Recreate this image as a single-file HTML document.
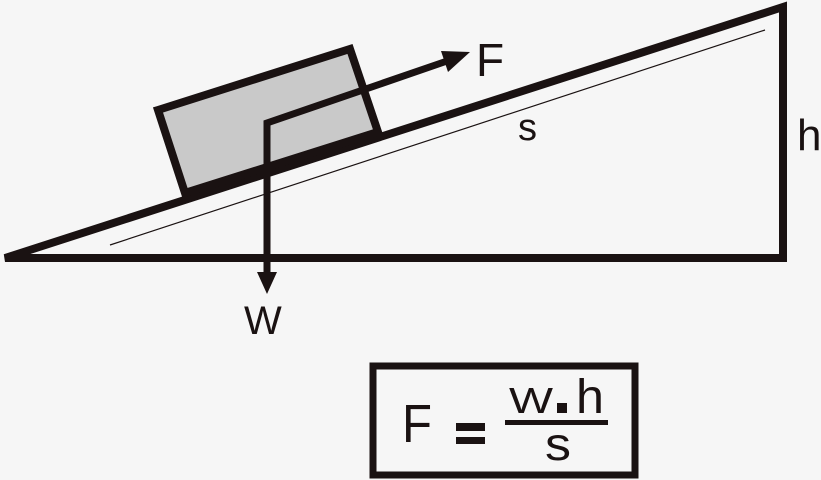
<!DOCTYPE html>
<html><head><style>
html,body{margin:0;padding:0;background:#f6f6f6;}
svg{display:block}
text{font-family:"Liberation Sans",sans-serif;fill:#1a1212}
</style></head><body>
<svg width="821" height="480" viewBox="0 0 821 480">
<rect width="821" height="480" fill="#f6f6f6"/>
<g stroke="#1a1212" fill="none" stroke-linejoin="miter">
<polygon points="5,258 783,7 783,258" stroke-width="8"/>
<line x1="110" y1="245" x2="765" y2="30" stroke-width="1.2"/>
<polygon points="158,110 350,49 378,132 185,193" fill="#c9c9c9" stroke-width="8"/>
<polyline points="267,280 267,123 450,60" stroke-width="7"/>
</g>
<polygon points="470,52 441,51 448,72" fill="#1a1212"/>
<polygon points="267,294 257,272 277,272" fill="#1a1212"/>
<text x="476" y="76" font-size="46">F</text>
<text x="518" y="140" font-size="38">s</text>
<text x="797" y="150" font-size="44">h</text>
<text x="244" y="334" font-size="40">W</text>
<rect x="373" y="366" width="262" height="109" fill="none" stroke="#1a1212" stroke-width="7"/>
<text x="402" y="442" font-size="54" textLength="30" lengthAdjust="spacingAndGlyphs">F</text>
<rect x="456" y="423" width="29" height="8" fill="#1a1212"/>
<rect x="456" y="437" width="29" height="7" fill="#1a1212"/>
<text x="509" y="413" font-size="36" textLength="44" lengthAdjust="spacingAndGlyphs">W</text>
<rect x="557" y="403" width="10" height="10" fill="#1a1212"/>
<text x="576" y="413" font-size="48" textLength="28" lengthAdjust="spacingAndGlyphs">h</text>
<rect x="505" y="420" width="103" height="5" fill="#1a1212"/>
<text x="545" y="460" font-size="46" textLength="26" lengthAdjust="spacingAndGlyphs">s</text>
</svg>
</body></html>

########################################

WHAT THE TASK ASKS :: Pictures are excluded; output everything else in the data verbatim.

WRITTEN ANSWER ::
Recreate this image as a single-file HTML document.
<!DOCTYPE html>
<html><head><style>
html,body{margin:0;padding:0;background:#f6f6f6;}
svg{display:block}
text{font-family:"Liberation Sans",sans-serif;fill:#1a1212}
</style></head><body>
<svg width="821" height="480" viewBox="0 0 821 480">
<rect width="821" height="480" fill="#f6f6f6"/>
<g stroke="#1a1212" fill="none" stroke-linejoin="miter">
<polygon points="5,258 783,7 783,258" stroke-width="8"/>
<line x1="110" y1="245" x2="765" y2="30" stroke-width="1.2"/>
<polygon points="158,110 350,49 378,132 185,193" fill="#c9c9c9" stroke-width="8"/>
<polyline points="267,280 267,123 450,60" stroke-width="7"/>
</g>
<polygon points="470,52 441,51 448,72" fill="#1a1212"/>
<polygon points="267,294 257,272 277,272" fill="#1a1212"/>
<text x="476" y="76" font-size="46">F</text>
<text x="518" y="140" font-size="38">s</text>
<text x="797" y="150" font-size="44">h</text>
<text x="244" y="334" font-size="40">W</text>
<rect x="373" y="366" width="262" height="109" fill="none" stroke="#1a1212" stroke-width="7"/>
<text x="402" y="442" font-size="54" textLength="30" lengthAdjust="spacingAndGlyphs">F</text>
<rect x="456" y="423" width="29" height="8" fill="#1a1212"/>
<rect x="456" y="437" width="29" height="7" fill="#1a1212"/>
<text x="509" y="413" font-size="36" textLength="44" lengthAdjust="spacingAndGlyphs">W</text>
<rect x="557" y="403" width="10" height="10" fill="#1a1212"/>
<text x="576" y="413" font-size="48" textLength="28" lengthAdjust="spacingAndGlyphs">h</text>
<rect x="505" y="420" width="103" height="5" fill="#1a1212"/>
<text x="545" y="460" font-size="46" textLength="26" lengthAdjust="spacingAndGlyphs">s</text>
</svg>
</body></html>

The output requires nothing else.